A performance of Jethro Tull’s “Teacher” from this episode’s session has also been released. Displaying a heavier side to the band than “Witch’s Promise,” the clip is notable for a couple of reasons: first, it offers a rare glimpse of Ian Anderson playing electric guitar, something that to my knowledge he has almost never done onstage with the group. Also, it’s presented in the rarely heard original UK single mix, only ever released on an ‘80s boxed set, which lacks any flute and is a minute longer than the standard one. It’s hard to tell for sure, but either Martin Barre is incredibly good at miming, or he played his guitar part live for some reason. His playing during the middle feedback orgy and outro jam looks pretty spot-on to me. But the rhythm section, organ (they don’t even have a keyboardist on stage), and vocals are clearly all mimed. Weird.

Jethro Tull – Teacher
http://youtu.be/TY06aeOmVYE



(Edited by halleluwah)

I'MCOMINGI'MCOMINGI'MCOMINGI'MCOMING
   
Matinee Idyll (129)
Camp Counsellor

Posts: 8244
Registered: Aug 2007
 Posted June 28th, 2012 08:40 AM   IP              
Fucking Hell.

Rory.

Fucking Hell.

That man was amazing.

"Nick is the Mode guy. Jon is the Duran guy."

   
Matinee Idyll (129)
Camp Counsellor

Posts: 8244
Registered: Aug 2007
 Posted June 28th, 2012 08:46 AM   IP              
When he rips into that first solo on 'Morning Sun' (1:06 mark), saw your own leg off and hit me with it.
"Nick is the Mode guy. Jon is the Duran guy."

   
IanWagner
The Rustic Bumfiddler

Posts: 47999
Registered: Aug 2007
 Posted June 28th, 2012 11:15 AM   IP              
Quote:
halleluwah wrote:




Yum.

More later.

   
Matinee Idyll (129)
Camp Counsellor

Posts: 8244
Registered: Aug 2007
 Posted June 28th, 2012 08:59 PM   IP              
Quote:
IanWagner wrote:
Yum.

More later.


I agree.

"Nick is the Mode guy. Jon is the Duran guy."

   
varitone
Charles Nelson Reilly's SHORTS!

Posts: 81
Registered: Jan 2012
 Posted July 7th, 2012 09:29 AM   IP              
At last I managed to watch Episode 52 (edited online version). Moustaches sure are high maintenance.

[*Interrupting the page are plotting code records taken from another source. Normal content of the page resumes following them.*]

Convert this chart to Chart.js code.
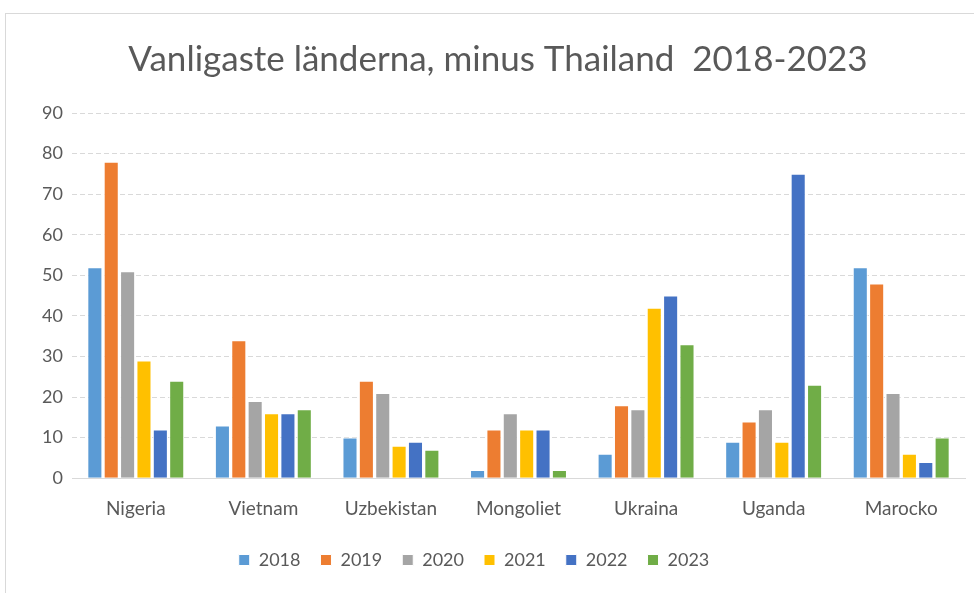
<!DOCTYPE html>
<html>
<head>
<meta charset="utf-8">
<script src="https://cdn.jsdelivr.net/npm/chart.js@4/dist/chart.umd.min.js"></script>
<style>
  html, body { margin: 0; padding: 0; background: #fff; }
  #frame { position: absolute; left: 5px; top: 13px; width: 980px; height: 600px; border: 1px solid #d9d9d9; box-sizing: border-box; }
  #wrap { position: absolute; left: 0; top: 0; width: 974px; height: 593px; }
</style>
</head>
<body>
<div id="frame"></div>
<div id="wrap"><canvas id="chart"></canvas></div>
<script>
const countries = ['Nigeria', 'Vietnam', 'Uzbekistan', 'Mongoliet', 'Ukraina', 'Uganda', 'Marocko'];
const years = ['2018', '2019', '2020', '2021', '2022', '2023'];

const v2018 = [52, 13, 10, 2, 6, 9, 52];
const v2019 = [78, 34, 24, 12, 18, 14, 48];
const v2020 = [51, 19, 21, 16, 17, 17, 21];
const v2021 = [29, 16, 8, 12, 42, 9, 6];
const v2022 = [12, 16, 9, 12, 45, 75, 4];
const v2023 = [24, 17, 7, 2, 33, 23, 10];

const colors = ['#5B9BD5', '#ED7D31', '#A5A5A5', '#FFC000', '#4472C4', '#70AD47'];
const series = [v2018, v2019, v2020, v2021, v2022, v2023];

// legend sits a bit left of the title in the original
const legendShift = {
  id: 'legendShift',
  afterLayout(chart) {
    chart.legend.left -= 24;
    chart.legend.right -= 24;
  }
};

const ctx = document.getElementById('chart').getContext('2d');
new Chart(ctx, {
  type: 'bar',
  data: {
    labels: countries,
    datasets: series.map((vals, i) => ({
      label: years[i],
      data: vals,
      backgroundColor: colors[i],
      borderColor: '#ffffff',
      borderWidth: 1,
      categoryPercentage: 0.77,
      barPercentage: 0.92
    }))
  },
  plugins: [legendShift],
  options: {
    responsive: true,
    maintainAspectRatio: false,
    animation: false,
    layout: { padding: { left: 31, right: 9, top: 39, bottom: 14 } },
    plugins: {
      title: {
        display: true,
        text: 'Vanligaste länderna, minus Thailand  2018-2023',
        color: '#595959',
        font: { family: 'Lato', size: 35, weight: 'normal' },
        padding: { top: 0, bottom: 32 }
      },
      legend: {
        position: 'bottom',
        labels: {
          color: '#595959',
          font: { family: 'Lato', size: 18 },
          boxWidth: 11,
          boxHeight: 11,
          padding: 20
        }
      },
      tooltip: { enabled: false }
    },
    scales: {
      x: {
        grid: { display: false },
        border: { color: '#d9d9d9' },
        ticks: { color: '#595959', font: { family: 'Lato', size: 19 }, padding: 11 }
      },
      y: {
        min: 0,
        max: 90,
        ticks: { stepSize: 10, color: '#595959', font: { family: 'Lato', size: 18 }, padding: 9 },
        grid: { color: '#d9d9d9', drawTicks: false },
        border: { display: false, dash: [5, 3] },
        afterFit: (scale) => { scale.width = 41; }
      }
    }
  }
});
</script>
</body>
</html>
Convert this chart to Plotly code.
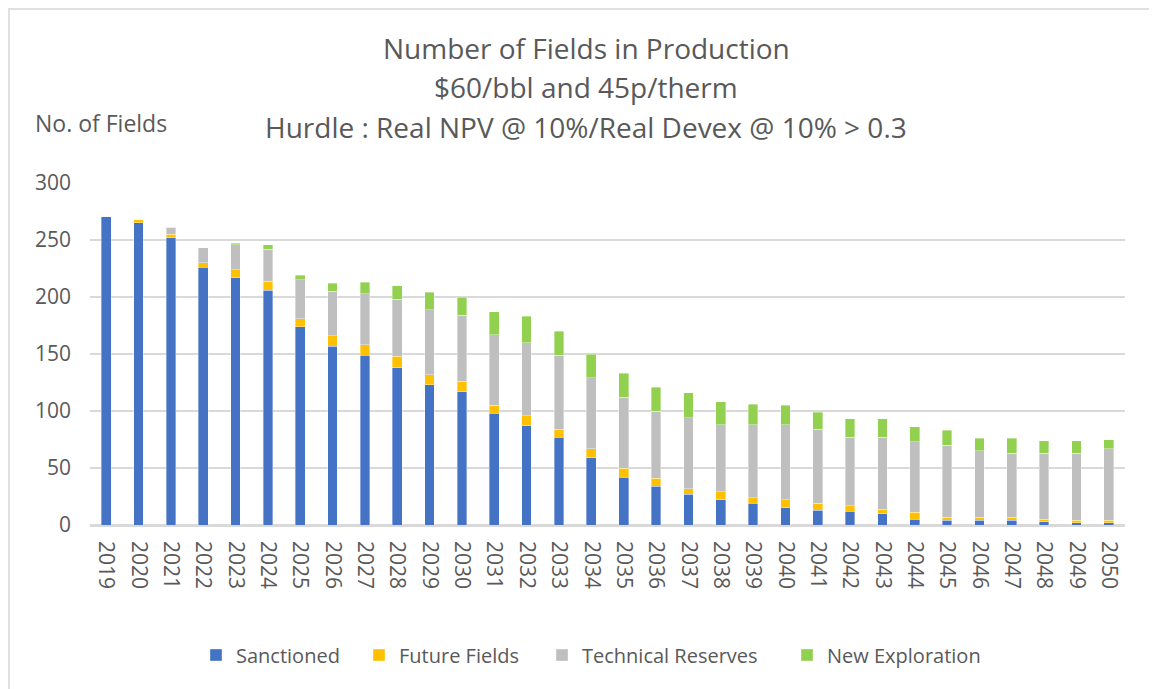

Nice to see Beat Club capturing
- Arlo's period piece (and the only thing I know him for),
- Badfinger from what I guess was they're happiest period,
- Bobby before she disappeared.

I don't know much of Rory but I recall many copies of Deuce were bought by aspiring guitarists. Easy to see why.

Never ever heard of Clouds before - the drummer sure can paradiddle but otherwise they're really not as good as they would like to be.

Those interruptions to songs are very annoying, though I didn't mind too much in the case of Jackie Lomax. The backing sounds so much like an All Things Must Pass session I wondered if somewhere there's a much better demo sung by George himself.

Interesting to see Ian Anderson in the days of his wino vagrant act straight after Joe Cocker shows how it should be done. Witch's Promise is a great record though.

And ... you're right, the Atomic Rooster clip is terrible. Strangely, they were briefly quite a well-known name in Britain around this time thanks to a hit single called Devil's Answer, which sounded very much like a tune Vincent Crane might have written for his previous bandleader Arthur Brown. Carl Palmer can only have been with them briefly - I'm surprised to see this evidence.

Thanks as always for the reviews and insight into Beat Club's ever shifting production approach (farewell Dave - guess who they've replaced you with - nobody).
   
halleluwah
Total Rock Cumshot

Posts: 7312
Registered: Aug 2007
 Posted July 7th, 2012 01:19 PM   IP              
Thanks as always for reading! You'll be seeing quite a bit more of Rory coming up; I think he was on Beat Club something like four times in 71 and 72, which for this era of the show is really often. That guy was great; I got into him just on the strength of his performances on the show, and he doesn't disappoint. He's sort of like an Irish version of Johnny Winter, only with a less annoying singing voice.

I really want to like Clouds, since I'm a pink-label Island nut, but man were they a waste of talent like 80% of the time. They're one of those bands where there were just enough glimmers of something promising to give you false hope that they'd eventually pull it all together, but they never did. (They were still better than fucking Quintessence, though.) I think "I'll Go Girl," Clouds' contribution to the Island You Can All Join In sampler, is actually a pretty decent piano pop song. Most of the rest of their time was wasted on pseudo-jazz wankery, though.

http://youtu.be/JAcmR6uhDjI

I'MCOMINGI'MCOMINGI'MCOMINGI'MCOMING
   
IanWagner
The Rustic Bumfiddler

Posts: 47999
Registered: Aug 2007
 Posted July 7th, 2012 01:43 PM   IP              
Jack White's whole juicy-blooze thing is Rory Gallagher, whether he knows it or not.
   
IanWagner
The Rustic Bumfiddler

Posts: 47999
Registered: Aug 2007
 Posted July 7th, 2012 01:43 PM   IP              
Quote:
halleluwah wrote: I'm a pink-label Island nut


Don't make me send you to the Hoffman board.